With the College Football season past the halfway point, it is time to rank the Power 5 conferences from best to worst.
No. 1, Big 10
The Big 10 has three teams in the Top 10 and five total in the Top 25. There is no doubt that it will get at least one team in the playoff. If Penn St. and Wisconsin are both undefeated going into the Big 10 championship, then it has a very good chance at getting 2 teams.
The elite coaches set the Big 10 apart from the rest as Meyer and Harbaugh are probably among the top five coaches in the game. Behind them, they have James Franklin who is proving to be capable of building a championship contender now that scholarship restrictions are lifted.
The conference has also established consistent winners in Iowa’s Kirk Ferentz and Michigan State’s Mike Dantonio.
Finally, the Big Ten has young up and coming coaches in Minnesota’s P.J Fleck and Purdue’s Jeff Brohm. With great coaches across the board, the Big Ten has the potential to dominate the college football landscape for the foreseeable future.
No. 2, SEC
After ruling the college football world for the entirety of the 2000s, the SEC has taken a step back.
Alabama is still by far the most dominant program in College Football, yet other traditional powerhouses such as LSU, Florida and Auburn have gone from perennial top 10 programs to very beatable teams typically ranked between 15 and 25. These teams still have unbelievable talent on their defensive lines and receiving cores, however, none of them have been able to find a reliable quarterback. Whether this is on the coaches or simply bad luck is unknown.
Until the majority of the SEC teams get championship caliber playmakers at the quarterback position, it will be difficult for them to re-establish themselves as college football’s unrivaled top conference.
No. 3, Big 12
The Big 12 will always struggle to be a great conference with only 10 teams and no conference championship game.
They have earned the No. 3 ranking because they have three teams with a legitimate chance at making the playoff in TCU, Oklahoma and Oklahoma State pending an undefeated finish. The same cannot be said for the ACC or the Pac 12.
The Big 12 has always seemed like the playground of college football, a cute place where everyone throws touchdowns, plays no defense and everyone is happy.
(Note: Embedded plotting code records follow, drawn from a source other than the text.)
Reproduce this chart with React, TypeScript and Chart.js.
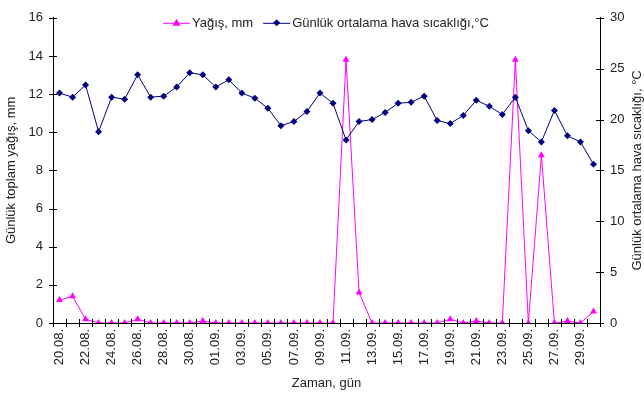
import React, { useEffect, useRef } from "react";
import { Chart, registerables } from "chart.js";

Chart.register(...registerables);

const dates = [
  "20.08.", "21.08.", "22.08.", "23.08.", "24.08.", "25.08.", "26.08.", "27.08.", "28.08.", "29.08.",
  "30.08.", "31.08.", "01.09.", "02.09.", "03.09.", "04.09.", "05.09.", "06.09.", "07.09.", "08.09.",
  "09.09.", "10.09.", "11.09.", "12.09.", "13.09.", "14.09.", "15.09.", "16.09.", "17.09.", "18.09.",
  "19.09.", "20.09.", "21.09.", "22.09.", "23.09.", "24.09.", "25.09.", "26.09.", "27.09.", "28.09.",
  "29.09.", "30.09.",
];

const precipitation = [
  1.2, 1.4, 0.2, 0, 0, 0, 0.2, 0, 0, 0,
  0, 0.1, 0, 0, 0, 0, 0, 0, 0, 0,
  0, 0, 13.8, 1.6, 0, 0, 0, 0, 0, 0,
  0.2, 0, 0.1, 0, 0, 13.8, 0, 8.8, 0, 0.1,
  0, 0.6,
];

const temperature = [
  22.6, 22.2, 23.4, 18.8, 22.2, 22.0, 24.4, 22.2, 22.3, 23.2,
  24.6, 24.4, 23.2, 23.9, 22.6, 22.1, 21.1, 19.4, 19.8, 20.8,
  22.6, 21.6, 18.0, 19.8, 20.0, 20.7, 21.6, 21.7, 22.3, 19.9,
  19.6, 20.4, 21.9, 21.3, 20.5, 22.2, 18.9, 17.8, 20.9, 18.4,
  17.8, 15.6,
];

const precipLabel = "Yağış, mm";
const tempLabel = "Günlük ortalama hava sıcaklığı,°C";
const leftTitle = "Günlük toplam yağış, mm";
const rightTitle = "Günlük ortalama hava sıcaklığı, °C";
const xTitle = "Zaman, gün";

const PRECIP_COLOR = "#FF00FF";
const TEMP_COLOR = "#000080";
const FONT = "'Liberation Sans', Arial, sans-serif";
const TEXT = "#222222";
const FS = 13;

const crossTicks = {
  id: "crossTicks",
  afterDraw(chart: any) {
    const ctx = chart.ctx;
    ctx.save();
    ctx.strokeStyle = "#000";
    ctx.lineWidth = 1;
    const x = chart.scales.x;
    const n = x.ticks.length;
    const step = x.width / n;
    ctx.beginPath();
    for (let i = 0; i <= n; i++) {
      const px = Math.round(x.left + i * step) + 0.5;
      ctx.moveTo(px, x.top - 4);
      ctx.lineTo(px, x.top + 4);
    }
    const y = chart.scales.y;
    y.ticks.forEach((t: any) => {
      const py = Math.round(y.getPixelForValue(t.value)) + 0.5;
      ctx.moveTo(y.right - 4, py);
      ctx.lineTo(y.right + 4, py);
    });
    const y1 = chart.scales.y1;
    y1.ticks.forEach((t: any) => {
      const py = Math.round(y1.getPixelForValue(t.value)) + 0.5;
      ctx.moveTo(y1.left - 4, py);
      ctx.lineTo(y1.left + 4, py);
    });
    ctx.stroke();

    // right axis title, reading bottom-to-top
    ctx.fillStyle = TEXT;
    ctx.font = `${FS}px ${FONT}`;
    ctx.textAlign = "center";
    ctx.textBaseline = "middle";
    const cy = (chart.chartArea.top + chart.chartArea.bottom) / 2;
    ctx.translate(y1.right - 7, cy);
    ctx.rotate(-Math.PI / 2);
    ctx.fillText(rightTitle, 0, 0);
    ctx.restore();

    // legend
    ctx.save();
    ctx.font = `${FS}px ${FONT}`;
    ctx.textBaseline = "middle";
    ctx.textAlign = "left";
    const ly = chart.chartArea.top + 5;
    let lx = 163;
    const drawItem = (color: string, style: string, label: string) => {
      ctx.strokeStyle = color;
      ctx.lineWidth = 1;
      ctx.beginPath();
      ctx.moveTo(lx, ly + 0.5);
      ctx.lineTo(lx + 27, ly + 0.5);
      ctx.stroke();
      ctx.fillStyle = color;
      const cx = lx + 13.5;
      ctx.beginPath();
      if (style === "triangle") {
        ctx.moveTo(cx, ly - 4);
        ctx.lineTo(cx + 4, ly + 3);
        ctx.lineTo(cx - 4, ly + 3);
      } else {
        ctx.moveTo(cx, ly - 3.5);
        ctx.lineTo(cx + 3.5, ly);
        ctx.lineTo(cx, ly + 3.5);
        ctx.lineTo(cx - 3.5, ly);
      }
      ctx.closePath();
      ctx.fill();
      ctx.fillStyle = TEXT;
      ctx.fillText(label, lx + 29, ly + 1);
      lx += 29 + ctx.measureText(label).width + 10;
    };
    drawItem(PRECIP_COLOR, "triangle", precipLabel);
    drawItem(TEMP_COLOR, "diamond", tempLabel);
    ctx.restore();
  },
};

export default function App() {
  const ref = useRef<HTMLCanvasElement | null>(null);
  useEffect(() => {
    document.body.style.margin = "0";
    const canvas = ref.current!;
    const chart = new Chart(canvas, {
      type: "line",
      data: {
        labels: dates,
        datasets: [
          {
            label: precipLabel,
            data: precipitation,
            yAxisID: "y",
            borderColor: PRECIP_COLOR,
            backgroundColor: PRECIP_COLOR,
            borderWidth: 1,
            pointStyle: "triangle",
            pointRadius: 4,
            pointBorderWidth: 0,
            tension: 0,
            order: 2,
          },
          {
            label: tempLabel,
            data: temperature,
            yAxisID: "y1",
            borderColor: TEMP_COLOR,
            backgroundColor: TEMP_COLOR,
            borderWidth: 1,
            pointStyle: "rectRot",
            pointRadius: 3.5,
            pointBorderWidth: 0,
            tension: 0,
            order: 1,
          },
        ],
      },
      options: {
        responsive: false,
        animation: false,
        layout: { padding: { top: 12, left: 0, right: 0, bottom: 0 } },
        plugins: { legend: { display: false }, tooltip: { enabled: false } },
        scales: {
          x: {
            type: "category",
            offset: true,
            grid: { display: true, drawOnChartArea: false, drawTicks: false, offset: true },
            border: { display: true, color: "#000" },
            ticks: {
              autoSkip: false,
              maxRotation: 90,
              minRotation: 90,
              padding: 6,
              color: TEXT,
              font: { family: FONT, size: FS },
              callback: (_v: any, i: number) => (i % 2 === 0 ? dates[i] : ""),
            },
            title: { display: true, text: xTitle, color: TEXT, font: { family: FONT, size: FS }, padding: 3 },
            afterFit: (s: any) => {
              s.height = 71;
            },
          },
          y: {
            position: "left",
            min: 0,
            max: 16,
            grid: { drawOnChartArea: false, drawTicks: false },
            border: { display: true, color: "#000" },
            ticks: { stepSize: 2, padding: 10, color: TEXT, font: { family: FONT, size: FS } },
            title: { display: true, text: leftTitle, color: TEXT, font: { family: FONT, size: FS }, padding: 4 },
            afterFit: (s: any) => {
              s.width = 53;
            },
          },
          y1: {
            position: "right",
            min: 0,
            max: 30,
            grid: { drawOnChartArea: false, drawTicks: false },
            border: { display: true, color: "#000" },
            ticks: { stepSize: 5, padding: 10, color: TEXT, font: { family: FONT, size: FS } },
            afterFit: (s: any) => {
              s.width = 44;
            },
          },
        },
      },
      plugins: [crossTicks],
    });
    return () => chart.destroy();
  }, []);
  return (
    <div style={{ width: 644, height: 394, background: "#fff" }}>
      <canvas ref={ref} width={644} height={394} />
    </div>
  );
}
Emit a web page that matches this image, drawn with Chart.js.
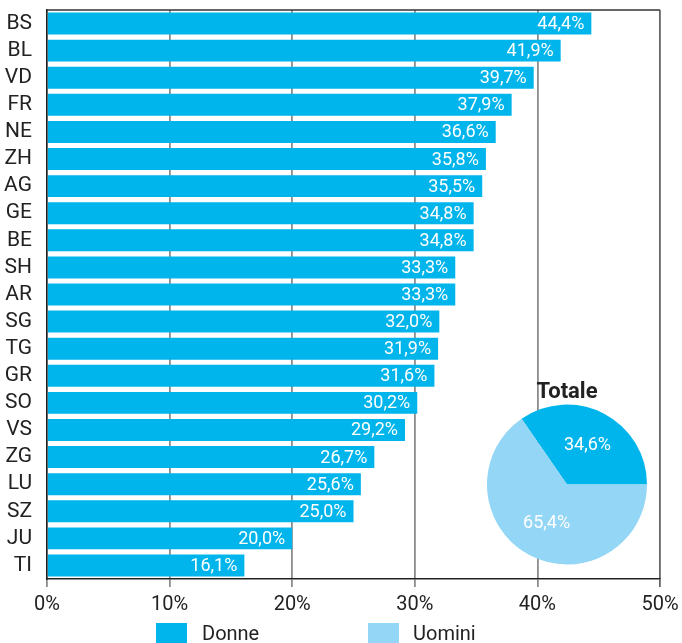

If Tom Herman can turn around Texas, then the Big 12 can return to the feared conference it once was when Michael Crabtree, Sam Bradford and Colt McCoy held dominion over the college football’s top five.
Until then, the Big 12 will be limited by being somewhat top heavy and not having the potential resume builder that a conference championship game provides.
No. 4, ACC
The ACC is still a very formidable football conference, but it took a major step back in 2017.
The Atlantic Division, arguably the most feared sub-conference last year, has regressed mightily as Florida State and Louisville have fallen entirely out of the top 25.
Clemson is still a national title contender but, with a first-year starting quarterback, they appear much more beatable than they were last year.
On the Coastal Side, North Carolina went from a top 20 team to perhaps the worst team in the ACC after quarterback Mitch Trubisky left for the NFL.
Heading the Coastal is undefeated Miami and Virginia Tech with one loss. Any team in the ACC is not really a threat in the national championship race.
Although it is a down year for the ACC, it should improve when its teams and quarterbacks gain more experience.
No. 5, Pac 12
Rounding out the Power 5 conferences is the Pac 12, who has had an extremely disappointing year.
Unlike the ACC, the Pac 12 does not have the excuse of having inexperience as USC, Washington and Washington State all returned veteran quarterbacks with legitimate National Championship hopes.
USC’s Sam Darnold, the most exciting player since Matt Leinart and Mark Sanchez has been an immense disappointment throwing countless interceptions and suffering an embarrassing defeat against arch-rival Notre Dame.
Washington’s Jake Browning has been uninspiring this year, crushing their National Championship in a humiliating loss to lowly Arizona State in which they only put up a measly 7 points.
Stanford has been the same team they have been since Andrew Luck left, consistent, and might get a cute bid to the Rose Bowl, but they still lack the all-around skill and speed to dominate a season from start to finish.
In order for the Pac 12 to return to the respected conference they once were, they must establish a dominant team capable of consistently competing with the likes of Alabama, Clemson and Ohio State.
Until then, the Pac 12 will continue to occasionally submit apathetic teams to the playoff that are not truly taken seriously.